For general reasons, PG can be a bit hit and miss about which edition or editions they have used as a source, which can in turn be problematic if a book was heavily revised, subsequently updated or expanded or went through multiple editions, and the reader or listener has no idea which version they're using.

Also for general reasons, I'm wary of the errors that inevitably creep in to texts when they go through extra stages of production (including recording, I hasten to add). I do realise that PG are careful to proofread, but even with a tiny margin of error, mistakes can still occur.

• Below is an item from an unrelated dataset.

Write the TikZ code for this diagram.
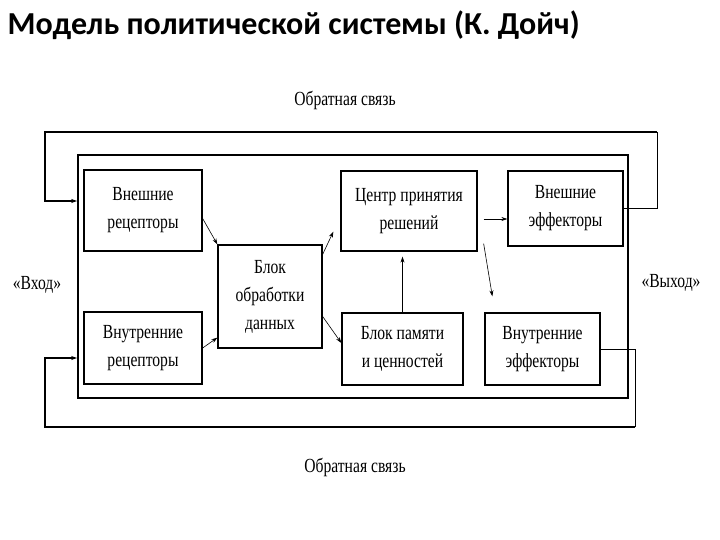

Purely anecdotally, a few have crept in to projects I've PLed, and they've been resolved by checking the text against a scan or physical copy.

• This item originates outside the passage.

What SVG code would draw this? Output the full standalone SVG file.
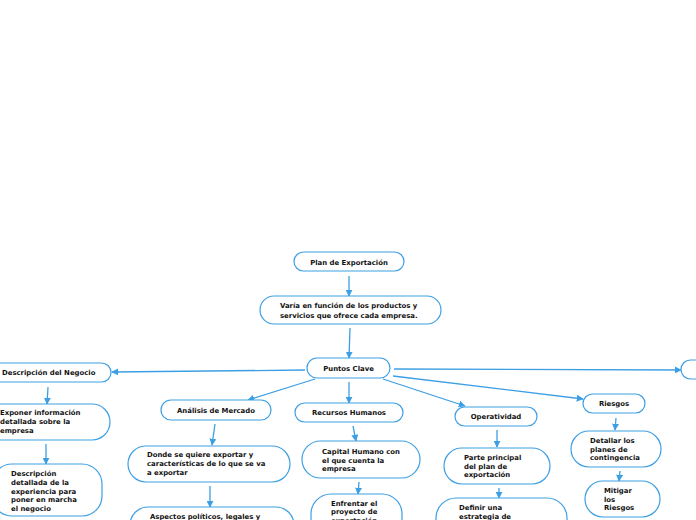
<svg xmlns="http://www.w3.org/2000/svg" width="696" height="520" viewBox="0 0 696 520">
<defs>
<style>
.n{fill:#fff;stroke:#3d9fe3;stroke-width:1.2}
.t{font-family:"DejaVu Sans",Verdana,sans-serif;font-weight:bold;font-size:6.9px;fill:#111}
.c{text-anchor:middle}
.l{fill:none;stroke:#3d9fe3;stroke-width:1.3}
</style>
<marker id="a" viewBox="0 0 10 10" refX="9" refY="5" markerWidth="7" markerHeight="7" markerUnits="userSpaceOnUse" orient="auto"><path d="M0,0L10,5L0,10z" fill="#3d9fe3"/></marker>
</defs>
<rect width="696" height="520" fill="#fff"/>
<g id="connectors">
<path class="l" d="M349,276L349,296" marker-end="url(#a)"/>
<path class="l" d="M350,328L349,358" marker-end="url(#a)"/>
<path class="l" d="M305,370L112,372" marker-end="url(#a)"/>
<path class="l" d="M48,387L47,404" marker-end="url(#a)"/>
<path class="l" d="M46,444L46,464" marker-end="url(#a)"/>
<path class="l" d="M315,379L248,400" marker-end="url(#a)"/>
<path class="l" d="M215,424L212,445" marker-end="url(#a)"/>
<path class="l" d="M210,486L210,507" marker-end="url(#a)"/>
<path class="l" d="M349,382L349,403" marker-end="url(#a)"/>
<path class="l" d="M353,426L356,441" marker-end="url(#a)"/>
<path class="l" d="M359,482L358,494" marker-end="url(#a)"/>
<path class="l" d="M383,379L465,406" marker-end="url(#a)"/>
<path class="l" d="M497,430L497,447" marker-end="url(#a)"/>
<path class="l" d="M499,488L499,498" marker-end="url(#a)"/>
<path class="l" d="M393,376L583,399" marker-end="url(#a)"/>
<path class="l" d="M616,418L615,430" marker-end="url(#a)"/>
<path class="l" d="M620,471L619,481" marker-end="url(#a)"/>
<path class="l" d="M394,369L681,370" marker-end="url(#a)"/>
</g>
<g id="plan"><rect class="n" x="294" y="252" width="110" height="19" rx="9.5"/><text class="t c" x="349" y="264.5">Plan de Exportación</text></g>
<g id="varia"><rect class="n" x="260" y="296" width="181" height="28" rx="14"/><text class="t" x="280" y="308">Varía en función de los productos y</text><text class="t" x="280" y="317.5">servicios que ofrece cada empresa.</text></g>
<g id="puntos"><rect class="n" x="307" y="358" width="83" height="20" rx="10"/><text class="t c" x="348.5" y="370.5">Puntos Clave</text></g>
<g id="negocio"><rect class="n" x="-20" y="363" width="131" height="19" rx="9.5"/><text class="t" x="2" y="375">Descripción del Negocio</text></g>
<g id="exponer"><rect class="n" x="-20" y="404" width="130" height="36" rx="18"/><text class="t" x="0" y="415">Exponer información</text><text class="t" x="0" y="424">detallada sobre la</text><text class="t" x="0" y="433">empresa</text></g>
<g id="detallada"><rect class="n" x="-8" y="464" width="110" height="52" rx="20"/><text class="t" x="11" y="476">Descripción</text><text class="t" x="11" y="485">detallada de la</text><text class="t" x="11" y="493.5">experiencia para</text><text class="t" x="11" y="502">poner en marcha</text><text class="t" x="11" y="510.5">el negocio</text></g>
<g id="mercado"><rect class="n" x="161" y="400" width="110" height="20" rx="10"/><text class="t c" x="216" y="412.5">Análisis de Mercado</text></g>
<g id="donde"><rect class="n" x="128" y="446" width="162" height="36" rx="18"/><text class="t" x="147" y="457">Donde se quiere exportar y</text><text class="t" x="147" y="466">características de lo que se va</text><text class="t" x="147" y="475">a exportar</text></g>
<g id="aspectos"><rect class="n" x="130" y="507" width="164" height="36" rx="18"/><text class="t" x="150" y="519">Aspectos políticos, legales y</text></g>
<g id="recursos"><rect class="n" x="295" y="403" width="108" height="19" rx="9.5"/><text class="t c" x="349" y="415">Recursos Humanos</text></g>
<g id="capital"><rect class="n" x="302" y="441" width="118" height="37" rx="18.5"/><text class="t" x="322" y="454">Capital Humano con</text><text class="t" x="322" y="462.5">el que cuenta la</text><text class="t" x="322" y="471">empresa</text></g>
<g id="enfrentar"><rect class="n" x="311" y="494" width="91" height="52" rx="20"/><text class="t" x="331" y="505.5">Enfrentar el</text><text class="t" x="331" y="514">proyecto de</text><text class="t" x="331" y="522.5">exportación</text></g>
<g id="operatividad"><rect class="n" x="455" y="407" width="82" height="19" rx="9.5"/><text class="t c" x="496" y="419">Operatividad</text></g>
<g id="parte"><rect class="n" x="444" y="448" width="106" height="36" rx="18"/><text class="t" x="464" y="460">Parte principal</text><text class="t" x="464" y="468.5">del plan de</text><text class="t" x="464" y="477">exportación</text></g>
<g id="definir"><rect class="n" x="436" y="498" width="131" height="52" rx="20"/><text class="t" x="459" y="510">Definir una</text><text class="t" x="459" y="519">estrategia de</text></g>
<g id="riesgos"><rect class="n" x="583" y="394" width="62" height="19" rx="9.5"/><text class="t c" x="614" y="406">Riesgos</text></g>
<g id="detallar"><rect class="n" x="571" y="431" width="90" height="36" rx="18"/><text class="t" x="590" y="443">Detallar los</text><text class="t" x="590" y="451.5">planes de</text><text class="t" x="590" y="460">contingencia</text></g>
<g id="mitigar"><rect class="n" x="585" y="481" width="75" height="36" rx="18"/><text class="t" x="604" y="493">Mitigar</text><text class="t" x="604" y="501.5">los</text><text class="t" x="604" y="510">Riesgos</text></g>
<g id="derecha"><rect class="n" x="681" y="360" width="40" height="19" rx="9.5"/></g>
</svg>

On a personal note, using PG as a source assumes that 1. a reader will be able to go online to get the website up prior to recording, or that the reader records on a device connected to the internet, and 2. that, to get back and forth from the footnotes (reproduced as endnotes), the device will stay connected to the internet throughout the recording session.

On a highly personal note, I find the PG texts very difficult to read. I've tried to copy them to a document offline but the formatting is usually worse (though that could be user error!). I can and have PLed from them, but they just look like a wall of jumbled words when I try to read myself. I'm sure it doesn't affect other readers the same way.

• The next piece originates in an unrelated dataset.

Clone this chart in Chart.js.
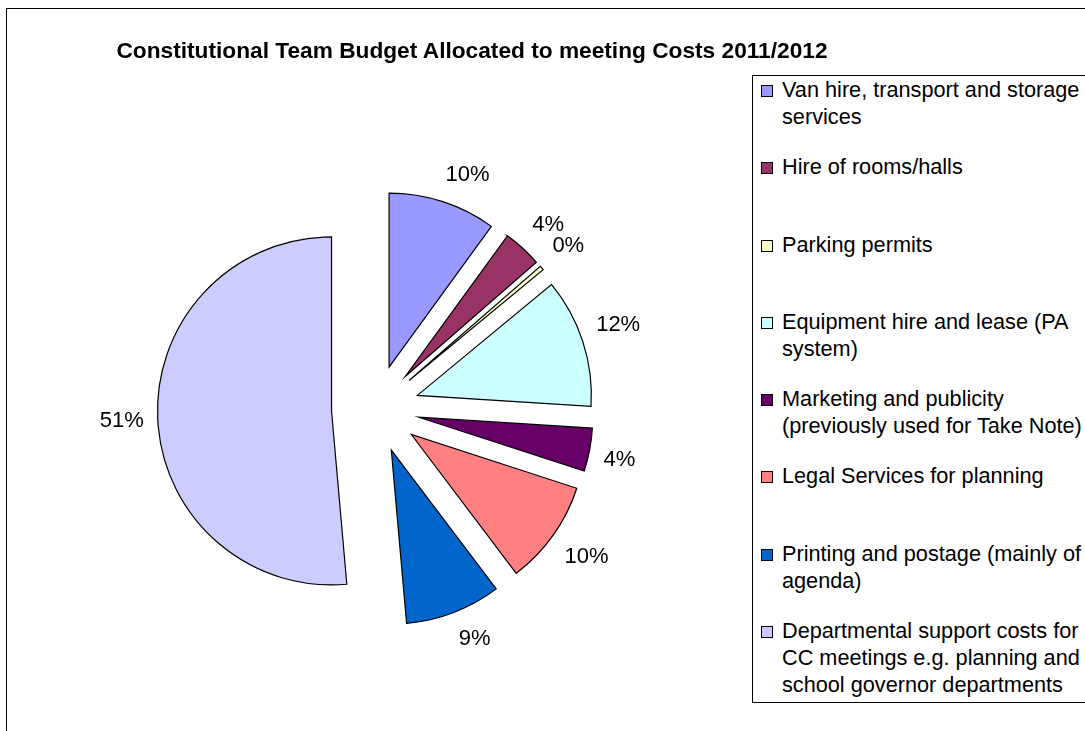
<!DOCTYPE html>
<html>
<head>
<meta charset="utf-8">
<title>Constitutional Team Budget</title>
<script src="https://cdn.jsdelivr.net/npm/chart.js@4.4.0/dist/chart.umd.min.js"></script>
<style>
    html, body { margin: 0; padding: 0; background: #fff; overflow: hidden; }
    #wrap { position: relative; width: 1085px; height: 731px; overflow: hidden; font-family: Arial, "Liberation Sans", sans-serif; color: #000; }
    #frame { position: absolute; left: 6px; top: 8px; width: 1300px; height: 900px; border: 1px solid #000; border-right: none; border-bottom: none; }
    #chart { position: absolute; left: 0; top: 0; }
    #title { position: absolute; left: 0; top: 37px; width: 944px; text-align: center; font-weight: bold; font-size: 22.7px; line-height: 26px; white-space: nowrap; }
    #legend { position: absolute; left: 752px; top: 75px; width: 700px; height: 626px; border: 1px solid #000; border-right: none; background: #fff; }
    .item { position: relative; height: 77.3px; }
    .sw { position: absolute; left: 8px; top: 9px; width: 10px; height: 10px; border: 1px solid #000; }
    .txt { position: absolute; left: 29px; top: 0; width: 14.6em; font-size: 21.7px; line-height: 27px; }
</style>
</head>
<body>
<div id="wrap">
    <div id="frame"></div>
    <canvas id="chart" width="1085" height="731"></canvas>
    <div id="title">Constitutional Team Budget Allocated to meeting Costs 2011/2012</div>
    <div id="legend"></div>
</div>
<script>
// categorias e percentuais
const categories = [
    'Van hire, transport and storage services',
    'Hire of rooms/halls',
    'Parking permits',
    'Equipment hire and lease (PA system)',
    'Marketing and publicity (previously used for Take Note)',
    'Legal Services for planning',
    'Printing and postage (mainly of agenda)',
    'Departmental support costs for CC meetings e.g. planning and school governor departments'
];
const shares = [10.0, 3.6, 0.4, 12.0, 4.0, 9.7, 8.9, 51.4];
const sliceColours = ['#9999FF', '#993366', '#FFFFCC', '#CCFFFF', '#660066', '#FF8080', '#0066CC', '#CCCCFF'];

const EXPLODE = 44;
const total = shares.reduce((a, b) => a + b, 0);
const pctText = shares.map(v => Math.round(v / total * 100) + '%');

// afasta cada fatia do centro (pizza explodida)
const explodePlugin = {
    id: 'explode',
    afterDatasetUpdate(chart, args) {
        args.meta.data.forEach(arc => {
            const mid = (arc.startAngle + arc.endAngle) / 2;
            arc.x += Math.cos(mid) * EXPLODE;
            arc.y += Math.sin(mid) * EXPLODE;
        });
    }
};

// rótulos de percentual fora de cada fatia
const labelPlugin = {
    id: 'pctLabels',
    afterDatasetsDraw(chart) {
        const ctx = chart.ctx;
        const arcs = chart.getDatasetMeta(0).data;
        const clamp = v => Math.max(-1, Math.min(1, v * 3));
        ctx.save();
        ctx.font = '22px Arial, "Liberation Sans", sans-serif';
        ctx.fillStyle = '#000';
        ctx.textAlign = 'center';
        ctx.textBaseline = 'middle';
        arcs.forEach((arc, i) => {
            const mid = (arc.startAngle + arc.endAngle) / 2;
            const dx = Math.cos(mid), dy = Math.sin(mid);
            const r = arc.outerRadius + 14;
            const halfW = ctx.measureText(pctText[i]).width / 2;
            const x = arc.x + dx * r + clamp(dx) * halfW;
            const y = arc.y + dy * r + clamp(dy) * 13;
            ctx.fillText(pctText[i], x, y);
        });
        ctx.restore();
    }
};

const ctx = document.getElementById('chart').getContext('2d');
const chart = new Chart(ctx, {
    type: 'pie',
    data: {
        labels: categories,
        datasets: [{
            data: shares,
            backgroundColor: sliceColours,
            borderColor: '#000',
            borderWidth: 1.2,
            borderJoinStyle: 'miter'
        }]
    },
    options: {
        responsive: false,
        animation: false,
        events: [],
        radius: 174,
        layout: { padding: { left: 0, right: 334, top: 87, bottom: 0 } },
        plugins: {
            legend: { display: false },
            title: { display: false },
            tooltip: { enabled: false }
        }
    },
    plugins: [explodePlugin, labelPlugin]
});

// legenda em HTML, com caixa e quebra de linha como no original
const legend = document.getElementById('legend');
legend.innerHTML = categories.map((c, i) => `
    <div class="item">
        <span class="sw" style="background:${sliceColours[i]}"></span>
        <div class="txt">${c}</div>
    </div>
`).join('');
</script>
</body>
</html>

I hope this doesn't sound like I'm having a go at PG. Their texts can be useful for many people, and I'm sure many readers on LV find it easier to use PG books.
Erin

Newgatenovelist
Posts: 2392
Joined: February 17th, 2015, 7:22 am

Post by Newgatenovelist » March 11th, 2018, 10:29 am

I'm posting to check in. I've been under the weather and unable to record, but I am hoping to pick up again later in the month. I haven't forgotten about this!
Erin

knotyouraveragejo
LibriVox Admin Team
Posts: 14846
Joined: November 18th, 2006, 4:37 pm
Location: Pennsylvania

Post by knotyouraveragejo » March 17th, 2018, 4:07 pm

Hope you are feeling better!
Jo
My Librivox Solos
Books are the carriers of civilization. Without books, history is silent, literature dumb, science crippled, thought and speculation at a standstill. - Barbara Tuchman

Newgatenovelist
Posts: 2392
Joined: February 17th, 2015, 7:22 am

Post by Newgatenovelist » March 20th, 2018, 3:57 am

Hi Pam,

I'm (finally!) getting rolling with a nice short section. It starts with the lines by Cowper on the title page (8/77):
https://librivox.org/uploads/knotyouraveragejo/maryprince_00_prince_128kb.mp3 (4.05)
Erin

pnagami
Posts: 3979
Joined: July 15th, 2015, 6:42 am
Location: California, USA

Post by pnagami » March 20th, 2018, 8:06 am

Hi Erin,

This is going to be fascinating!

Preface: at 03:32 I hear "Claremont Street" instead of "Claremont Square".

My best,

Pam
"Quiet minds cannot be perplexed or frightened but go on in fortune or misfortune at their own private pace, like a clock during a thunderstorm."

Robert Louis Stevenson

Newgatenovelist
Posts: 2392
Joined: February 17th, 2015, 7:22 am

Post by Newgatenovelist » March 23rd, 2018, 12:50 pm

Hi Pam,

Good catch! I'll have to come back to the preface.

Section 1 is ready for PL:
https://librivox.org/uploads/knotyouraveragejo/maryprince_01_prince_128kb.mp3 (19.27)

Erin

pnagami
Posts: 3979
Joined: July 15th, 2015, 6:42 am
Location: California, USA

Post by pnagami » March 24th, 2018, 10:19 am

Hi Erin,

Section 1 is PL OK.

Gripping!

Pam
"Quiet minds cannot be perplexed or frightened but go on in fortune or misfortune at their own private pace, like a clock during a thunderstorm."